這些年,傅淩川不記得自己看了多少心理學的書,不記得走訪了多少人格分裂的案例,而他能得到的唯一結論就是,這種病症很複雜,每個人的情況都不一樣,所有分裂出來的人格,本質上都是身體在進行自救,副人格永遠為主人格服務,即使有時候他們做出了一些主人格不喜歡的事情,可他們的存在,就是為了保護主人格。

有些人格強烈的想要占有身體,有些則不會,很明顯,元媛就是不會的。假如真的讓元媛發現,他早就喜歡上了她,而且早就知道她的存在,說不定出於對主人格的絕對忠誠,她會沉睡,更極端的,她會自我抹殺,然後消失。

真是難啊。

彆人陷入愛情,苦惱的僅僅是對方會不會也喜歡自己,他陷入愛情,卻要每天都戰戰兢兢。

他的付出,元媛不知道,他的心情,元媛不明白,這樣想來,他會被拒絕,被排斥,也是情理之中的了。

可他不接受這種拒絕,更不接受被排斥出元媛的生活。

“我不同意。”

元媛靜靜的看著他,“你不同意,也改變不了什麼。”

望著元媛平靜的目光,傅淩川感覺自己腦子裡一直繃緊的那根弦,就這麼斷了。

“我是有哪裡做錯了嗎,我不打擾你的生活,不乾預你的人生,每個決定,我都問過你的意見,隻有你同意以後,我才會去做。對於這種狀態你也很滿意,那為什麼一定要改變,就因為你發現了我喜歡你?”

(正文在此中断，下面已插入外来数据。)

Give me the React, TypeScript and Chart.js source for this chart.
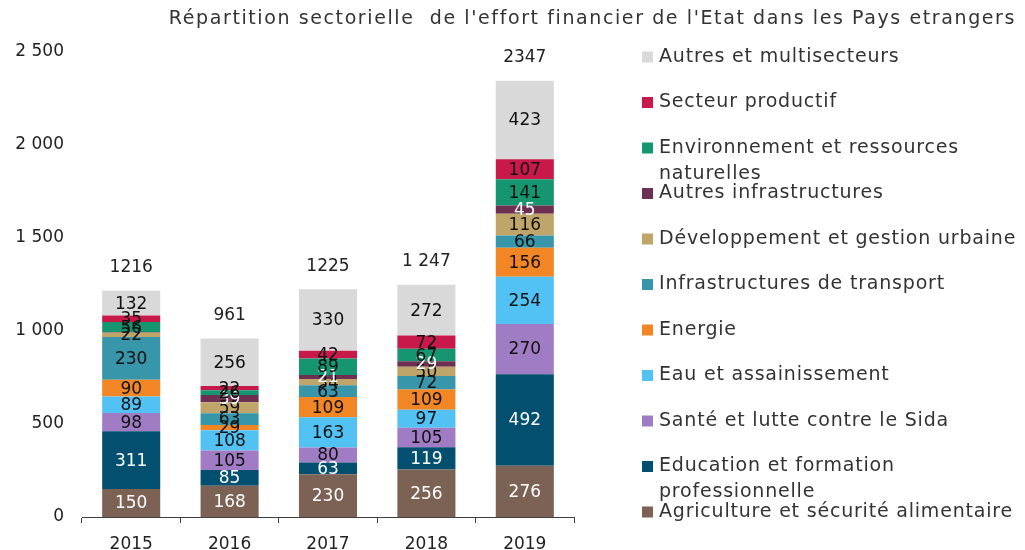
import React, { useEffect, useRef } from "react";
import { Chart, registerables } from "chart.js";

Chart.register(...registerables);

const years = ["2015", "2016", "2017", "2018", "2019"];
const totalLabels = ["1216", "961", "1225", "1 247", "2347"];

const agriculture = [150, 168, 230, 256, 276];
const education = [311, 85, 63, 119, 492];
const sante = [98, 105, 80, 105, 270];
const eau = [89, 108, 163, 97, 254];
const energie = [90, 29, 109, 109, 156];
const transport = [230, 63, 63, 72, 66];
const urbain = [22, 59, 34, 50, 116];
const autresInfra = [3, 39, 21, 29, 45];
const environnement = [56, 26, 89, 67, 141];
const productif = [35, 22, 42, 72, 107];
const autres = [132, 256, 330, 272, 423];

const yTicks = [0, 500, 1000, 1500, 2000, 2500];

const FONT = "'DejaVu Sans'";

const series = [
  { label: "Agriculture et sécurité alimentaire", data: agriculture, color: "#7B6254", text: "#ffffff" },
  { label: "Education et formation\nprofessionnelle", data: education, color: "#034F70", text: "#ffffff" },
  { label: "Santé et lutte contre le Sida", data: sante, color: "#A07CC5", text: "#111111" },
  { label: "Eau et assainissement", data: eau, color: "#52C2F5", text: "#111111" },
  { label: "Energie", data: energie, color: "#F28524", text: "#111111" },
  { label: "Infrastructures de transport", data: transport, color: "#3796AA", text: "#111111" },
  { label: "Développement et gestion urbaine", data: urbain, color: "#C0A56B", text: "#111111" },
  { label: "Autres infrastructures", data: autresInfra, color: "#6E3050", text: "#ffffff" },
  { label: "Environnement et ressources\nnaturelles", data: environnement, color: "#159570", text: "#111111" },
  { label: "Secteur productif", data: productif, color: "#C9184A", text: "#111111" },
  { label: "Autres et multisecteurs", data: autres, color: "#D9D9D9", text: "#111111" },
];

const fmt = (v: number) =>
  v >= 1000 ? `${Math.floor(v / 1000)} ${String(v % 1000).padStart(3, "0")}` : String(v);

const overlayPlugin = {
  id: "overlay",
  afterDatasetsDraw(chart: any) {
    const ctx = chart.ctx;
    ctx.save();
    // segment labels
    ctx.font = `17px ${FONT}`;
    ctx.textAlign = "center";
    ctx.textBaseline = "middle";
    chart.data.datasets.forEach((ds: any, di: number) => {
      const meta = chart.getDatasetMeta(di);
      meta.data.forEach((el: any, i: number) => {
        const v = ds.data[i];
        if (v < 5) return;
        ctx.fillStyle = series[di].text;
        ctx.fillText(String(v), el.x, (el.y + el.base) / 2 + 1);
      });
    });
    // totals
    const lastMeta = chart.getDatasetMeta(chart.data.datasets.length - 1);
    ctx.fillStyle = "#222222";
    lastMeta.data.forEach((el: any, i: number) => {
      ctx.fillText(totalLabels[i], el.x, el.y - 23);
    });
    // title
    ctx.font = `19px ${FONT}`;
    ctx.fillStyle = "#333333";
    ctx.textAlign = "right";
    (ctx as any).letterSpacing = "1.6px";
    ctx.fillText(
      "Répartition sectorielle  de l'effort financier de l'Etat dans les Pays etrangers",
      1016,
      19
    );
    // legend
    ctx.font = `19px ${FONT}`;
    (ctx as any).letterSpacing = "0.8px";
    ctx.textAlign = "left";
    const startY = 57;
    const step = 45.5;
    const rev = [...series].reverse();
    rev.forEach((s, k) => {
      const cy = startY + k * step;
      ctx.fillStyle = s.color;
      ctx.fillRect(642, cy - 5.5, 11, 11);
      ctx.fillStyle = "#333333";
      s.label.split("\n").forEach((line, li) => {
        ctx.fillText(line, 659, cy + li * 26);
      });
    });
    (ctx as any).letterSpacing = "0px";
    ctx.restore();
  },
};

export default function App() {
  const ref = useRef<HTMLCanvasElement | null>(null);
  useEffect(() => {
    if (!ref.current) return;
    const chart = new Chart(ref.current, {
      type: "bar",
      data: {
        labels: years,
        datasets: series.map((s) => ({
          label: s.label.replace("\n", " "),
          data: s.data,
          backgroundColor: s.color,
          borderWidth: 0,
          barPercentage: 0.59,
          categoryPercentage: 1,
        })),
      },
      options: {
        animation: false,
        responsive: false,
        maintainAspectRatio: false,
        layout: { padding: { top: 52, right: 451, left: 0, bottom: 0 } },
        plugins: { legend: { display: false }, tooltip: { enabled: false }, title: { display: false } },
        scales: {
          x: {
            stacked: true,
            grid: { display: true, offset: true, drawOnChartArea: false, drawTicks: true, tickLength: 6, color: "#404040" },
            border: { display: true, color: "#404040", width: 1 },
            ticks: { font: { family: FONT, size: 17 }, color: "#222222", padding: 11 },
            afterFit: (scale: any) => {
              scale.height = 33;
            },
          },
          y: {
            stacked: true,
            min: 0,
            max: 2500,
            grid: { display: false, drawTicks: false },
            border: { display: false },
            afterBuildTicks: (scale: any) => {
              scale.ticks = yTicks.map((v) => ({ value: v }));
            },
            ticks: {
              font: { family: FONT, size: 17 },
              color: "#222222",
              padding: 18,
              callback: (v: any) => fmt(Number(v)),
            },
            afterFit: (scale: any) => {
              scale.width = 82;
            },
          },
        },
      },
      plugins: [overlayPlugin],
    });
    return () => chart.destroy();
  }, []);
  return (
    <div style={{ position: "absolute", left: 0, top: 0, width: 1025, height: 550, background: "#fff" }}>
      <canvas ref={ref} width={1025} height={550} />
    </div>
  );
}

傅淩川竭力維持自己的冷靜,元媛看向他的手,泛白的指節將被子揪出了褶皺,元媛抿了抿唇,“對,就因為你喜歡我。這會讓很多事情都變得複雜,我不想給自己惹麻煩。”

這話說得太冷酷,幾乎就是指名道姓的說,傅淩川是她人生裡的麻煩,傅淩川的臉色變白,他緩緩鬆開了手,視線也降低了很多。

驀地,他冷笑一聲,“那我就做一個麻煩吧。”

站起身,他定定的看著元媛,“你讓我做什麼,我都會答應你,要我的命,我也給,但離婚,想都彆想,除非我死。”

傅淩川甩門而去,元媛坐在床上,感覺剛清醒了一點的腦子又變成了一鍋粥。

過了好一會兒,她才理清自己的思路。

剛剛傅淩川說的,已經非常明確了,他不會離婚,不會放手,因為他認為,他緊緊抓住的這個人還是他喜歡的人。那麼,現在問題來了,她要怎麼擺脫一個自以為喜歡她的神經病呢?

……

即使放在平時,這個問題也算得上是地獄級彆的難題了,更何況現在元媛腦子還不清醒,她想了沒一會兒,困意襲來,她決定還是先睡一覺,再想解決的辦法。睡得迷迷糊糊之間,她感覺有人在用手貼自己的額頭,安靜的黑暗中,她聽到那人用很低的聲音說道:“謝天謝地,總算不是高燒了。”

元媛想笑,但半夢半醒中的她,最終隻是翹起了一點嘴角。

*

現在他們兩個算是處於冷戰階段,對於這一點,不論來給元媛輸液的護士和醫生,還是繼續送工作的吳總助都看出來了,吳總助還比較慶幸,幸好元媛感冒了,牽絆住了傅總,不然傅總帶著這個心情去上班,集團裡必然會是一片腥風血雨啊。

然而吳總助慶幸的太早了。

……

事實證明,輸液確實有效,輸了兩次以後,元媛感覺自己就已經好的差不多了,雖然還是低燒,但隻靠吃藥就能控製。在聽到醫生說自己再輸一次液就會徹底康複的時候,腦袋不太正常的元媛做了一個大膽的決定。

她決定先斬後奏,帶著自己的東西離開傅家,等傅淩川什麼時候改變主意,願意和她心平氣和的談離婚了,她再帶著律師一起回來。

收拾好東西,趁著傅淩川不在家的時候,元媛就走了,目前她手裡沒有本地的房產,而她也不想離餐廳太遠,所以她搬到了市中心的一家星級酒店裡,她在酒店睡得香甜,卻不知道因為她一時腦抽的舉動,多少人都遭了殃。